### Short exercise
Report only how many lines hold the word "this".

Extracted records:
════════════════

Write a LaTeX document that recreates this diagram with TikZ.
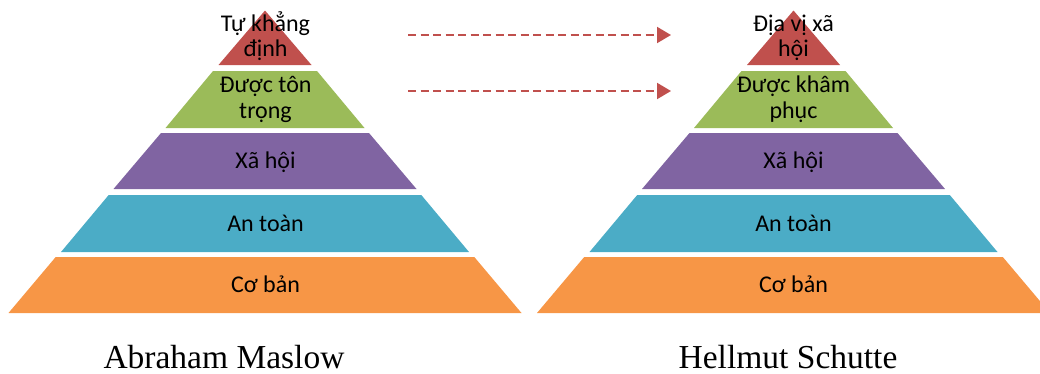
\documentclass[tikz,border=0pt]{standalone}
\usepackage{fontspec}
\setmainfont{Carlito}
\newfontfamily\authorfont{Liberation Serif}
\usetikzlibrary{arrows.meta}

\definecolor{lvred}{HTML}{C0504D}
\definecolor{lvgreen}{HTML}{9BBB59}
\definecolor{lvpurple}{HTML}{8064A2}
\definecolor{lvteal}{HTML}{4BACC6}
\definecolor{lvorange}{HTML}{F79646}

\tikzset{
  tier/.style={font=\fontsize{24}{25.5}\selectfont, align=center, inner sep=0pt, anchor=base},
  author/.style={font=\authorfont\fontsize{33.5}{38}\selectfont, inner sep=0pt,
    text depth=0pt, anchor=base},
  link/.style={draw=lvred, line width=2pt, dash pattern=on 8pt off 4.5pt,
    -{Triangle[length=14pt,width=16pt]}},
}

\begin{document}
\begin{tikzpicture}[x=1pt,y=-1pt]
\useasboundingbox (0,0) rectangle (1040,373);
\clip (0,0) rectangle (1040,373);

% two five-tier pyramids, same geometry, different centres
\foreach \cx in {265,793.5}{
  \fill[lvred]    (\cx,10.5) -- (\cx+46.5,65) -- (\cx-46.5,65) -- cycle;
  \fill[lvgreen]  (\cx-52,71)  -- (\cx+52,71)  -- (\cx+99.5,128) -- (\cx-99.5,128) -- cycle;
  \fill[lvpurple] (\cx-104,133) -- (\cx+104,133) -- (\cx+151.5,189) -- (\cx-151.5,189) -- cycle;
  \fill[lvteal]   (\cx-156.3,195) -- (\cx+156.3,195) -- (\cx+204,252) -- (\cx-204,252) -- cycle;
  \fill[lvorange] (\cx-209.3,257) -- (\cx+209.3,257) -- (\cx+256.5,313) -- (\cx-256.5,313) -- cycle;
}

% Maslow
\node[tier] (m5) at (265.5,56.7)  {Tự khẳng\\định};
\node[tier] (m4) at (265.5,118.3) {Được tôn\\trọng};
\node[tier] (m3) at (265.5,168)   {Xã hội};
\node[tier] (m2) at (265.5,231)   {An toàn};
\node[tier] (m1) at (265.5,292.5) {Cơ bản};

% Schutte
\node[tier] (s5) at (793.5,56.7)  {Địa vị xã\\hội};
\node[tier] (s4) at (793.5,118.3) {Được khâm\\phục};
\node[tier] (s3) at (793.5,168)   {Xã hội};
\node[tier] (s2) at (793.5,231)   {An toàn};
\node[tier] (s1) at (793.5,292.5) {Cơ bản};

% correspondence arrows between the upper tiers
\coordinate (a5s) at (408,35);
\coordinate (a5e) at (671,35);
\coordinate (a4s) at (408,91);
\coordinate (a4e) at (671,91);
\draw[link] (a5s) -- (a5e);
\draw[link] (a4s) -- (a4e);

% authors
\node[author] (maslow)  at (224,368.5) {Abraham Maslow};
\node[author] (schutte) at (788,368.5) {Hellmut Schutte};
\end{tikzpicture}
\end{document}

════════════════

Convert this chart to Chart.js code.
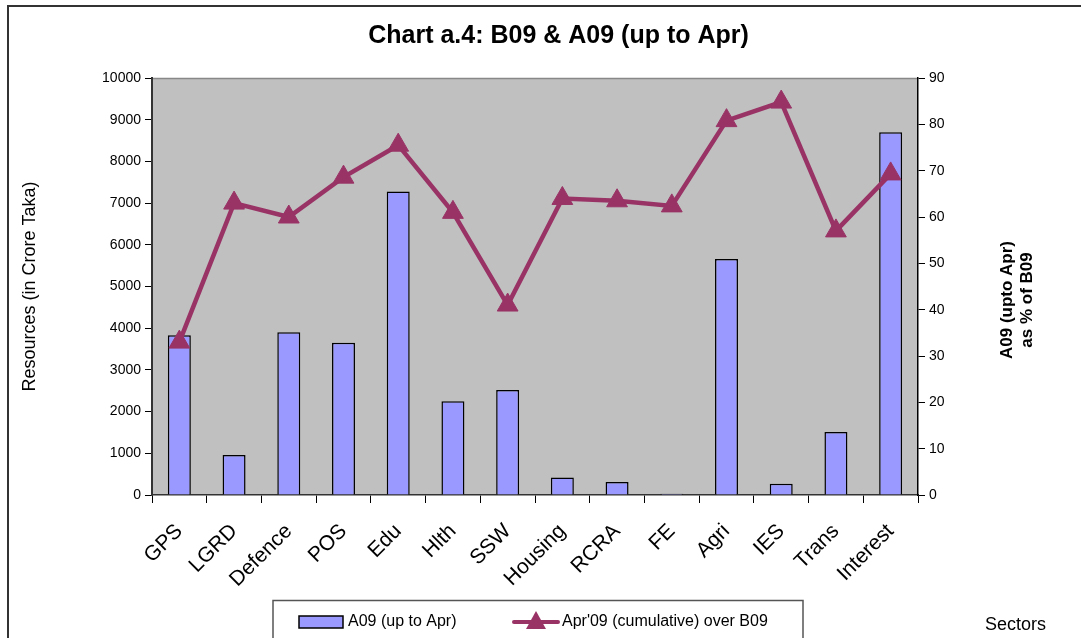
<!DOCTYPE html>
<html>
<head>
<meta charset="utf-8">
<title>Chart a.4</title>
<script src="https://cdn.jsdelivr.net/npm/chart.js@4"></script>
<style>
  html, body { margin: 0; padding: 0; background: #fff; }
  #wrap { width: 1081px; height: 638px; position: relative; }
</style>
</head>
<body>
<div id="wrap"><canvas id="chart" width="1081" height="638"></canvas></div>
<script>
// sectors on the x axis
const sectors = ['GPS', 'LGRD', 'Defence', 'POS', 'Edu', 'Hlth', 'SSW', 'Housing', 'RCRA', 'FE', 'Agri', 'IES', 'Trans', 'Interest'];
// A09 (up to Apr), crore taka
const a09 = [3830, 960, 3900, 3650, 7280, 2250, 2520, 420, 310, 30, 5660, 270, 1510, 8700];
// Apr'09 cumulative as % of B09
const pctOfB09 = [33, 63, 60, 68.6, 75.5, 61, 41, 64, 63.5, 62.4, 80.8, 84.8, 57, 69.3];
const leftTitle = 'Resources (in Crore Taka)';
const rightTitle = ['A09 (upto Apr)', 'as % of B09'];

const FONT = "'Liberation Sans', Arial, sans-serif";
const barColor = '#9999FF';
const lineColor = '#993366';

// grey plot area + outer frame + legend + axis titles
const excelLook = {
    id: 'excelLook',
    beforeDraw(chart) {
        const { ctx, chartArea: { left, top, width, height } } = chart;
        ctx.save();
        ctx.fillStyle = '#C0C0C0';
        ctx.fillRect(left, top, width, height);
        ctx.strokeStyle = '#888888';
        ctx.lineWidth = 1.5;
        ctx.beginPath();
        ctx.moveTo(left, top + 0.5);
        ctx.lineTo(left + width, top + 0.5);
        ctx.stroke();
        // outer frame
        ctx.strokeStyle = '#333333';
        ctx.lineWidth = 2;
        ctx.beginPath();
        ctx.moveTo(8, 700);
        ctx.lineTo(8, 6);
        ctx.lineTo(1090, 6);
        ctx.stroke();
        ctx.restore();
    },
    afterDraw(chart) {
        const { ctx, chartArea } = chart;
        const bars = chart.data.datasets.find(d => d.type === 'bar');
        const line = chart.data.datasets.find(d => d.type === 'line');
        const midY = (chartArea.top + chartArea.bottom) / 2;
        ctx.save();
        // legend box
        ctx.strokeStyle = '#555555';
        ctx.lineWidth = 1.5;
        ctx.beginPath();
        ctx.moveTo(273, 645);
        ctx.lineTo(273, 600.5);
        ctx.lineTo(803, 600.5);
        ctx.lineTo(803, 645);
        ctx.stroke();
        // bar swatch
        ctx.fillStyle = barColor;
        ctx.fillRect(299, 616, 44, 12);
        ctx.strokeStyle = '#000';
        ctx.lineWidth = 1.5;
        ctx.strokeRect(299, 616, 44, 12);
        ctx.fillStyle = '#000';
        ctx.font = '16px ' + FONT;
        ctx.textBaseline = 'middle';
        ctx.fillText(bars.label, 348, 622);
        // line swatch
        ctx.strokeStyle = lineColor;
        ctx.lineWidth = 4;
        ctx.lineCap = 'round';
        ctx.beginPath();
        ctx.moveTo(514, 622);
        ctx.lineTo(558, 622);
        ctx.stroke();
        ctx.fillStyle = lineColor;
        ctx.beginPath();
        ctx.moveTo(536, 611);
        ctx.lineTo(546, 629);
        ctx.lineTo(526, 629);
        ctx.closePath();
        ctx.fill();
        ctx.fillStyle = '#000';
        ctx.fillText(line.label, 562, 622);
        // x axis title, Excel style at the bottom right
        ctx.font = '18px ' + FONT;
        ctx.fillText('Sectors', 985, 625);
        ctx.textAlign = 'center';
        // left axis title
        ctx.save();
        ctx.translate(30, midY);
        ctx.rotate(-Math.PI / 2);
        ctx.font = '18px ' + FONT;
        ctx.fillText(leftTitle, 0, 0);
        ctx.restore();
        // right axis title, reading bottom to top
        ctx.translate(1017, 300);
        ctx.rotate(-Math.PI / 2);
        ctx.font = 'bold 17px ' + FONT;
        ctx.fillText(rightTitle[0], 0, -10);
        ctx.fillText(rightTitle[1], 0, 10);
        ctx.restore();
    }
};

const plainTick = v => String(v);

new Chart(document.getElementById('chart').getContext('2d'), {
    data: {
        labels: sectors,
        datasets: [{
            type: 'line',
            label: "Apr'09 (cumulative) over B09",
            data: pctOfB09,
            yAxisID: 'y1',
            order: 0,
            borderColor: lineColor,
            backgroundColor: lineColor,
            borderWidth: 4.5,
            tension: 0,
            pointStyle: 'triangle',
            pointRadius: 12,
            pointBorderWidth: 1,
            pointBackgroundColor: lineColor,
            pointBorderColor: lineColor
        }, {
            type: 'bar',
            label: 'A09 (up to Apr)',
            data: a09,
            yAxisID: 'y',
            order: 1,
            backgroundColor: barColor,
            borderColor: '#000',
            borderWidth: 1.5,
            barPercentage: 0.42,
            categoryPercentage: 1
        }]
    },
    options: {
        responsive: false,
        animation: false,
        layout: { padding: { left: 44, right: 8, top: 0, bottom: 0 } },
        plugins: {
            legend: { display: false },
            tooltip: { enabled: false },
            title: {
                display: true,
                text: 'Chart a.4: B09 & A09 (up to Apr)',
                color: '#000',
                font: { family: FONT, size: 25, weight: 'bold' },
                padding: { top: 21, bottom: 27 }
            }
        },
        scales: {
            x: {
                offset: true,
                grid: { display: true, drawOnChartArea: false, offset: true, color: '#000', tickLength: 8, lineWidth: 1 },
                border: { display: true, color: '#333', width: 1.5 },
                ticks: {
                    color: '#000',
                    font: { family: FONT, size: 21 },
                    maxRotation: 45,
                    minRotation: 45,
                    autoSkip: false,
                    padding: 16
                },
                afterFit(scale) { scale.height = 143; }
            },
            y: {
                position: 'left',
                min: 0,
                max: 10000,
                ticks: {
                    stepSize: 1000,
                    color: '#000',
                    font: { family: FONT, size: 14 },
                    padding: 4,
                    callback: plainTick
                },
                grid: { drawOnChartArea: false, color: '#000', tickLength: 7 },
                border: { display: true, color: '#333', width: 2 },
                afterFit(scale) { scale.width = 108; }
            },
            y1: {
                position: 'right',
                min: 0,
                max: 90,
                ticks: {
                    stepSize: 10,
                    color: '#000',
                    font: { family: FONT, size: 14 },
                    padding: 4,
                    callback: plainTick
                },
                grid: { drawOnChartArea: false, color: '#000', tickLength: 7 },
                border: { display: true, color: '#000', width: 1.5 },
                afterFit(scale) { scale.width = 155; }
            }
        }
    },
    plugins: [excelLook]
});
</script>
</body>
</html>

════════════════

### Finished exercise
2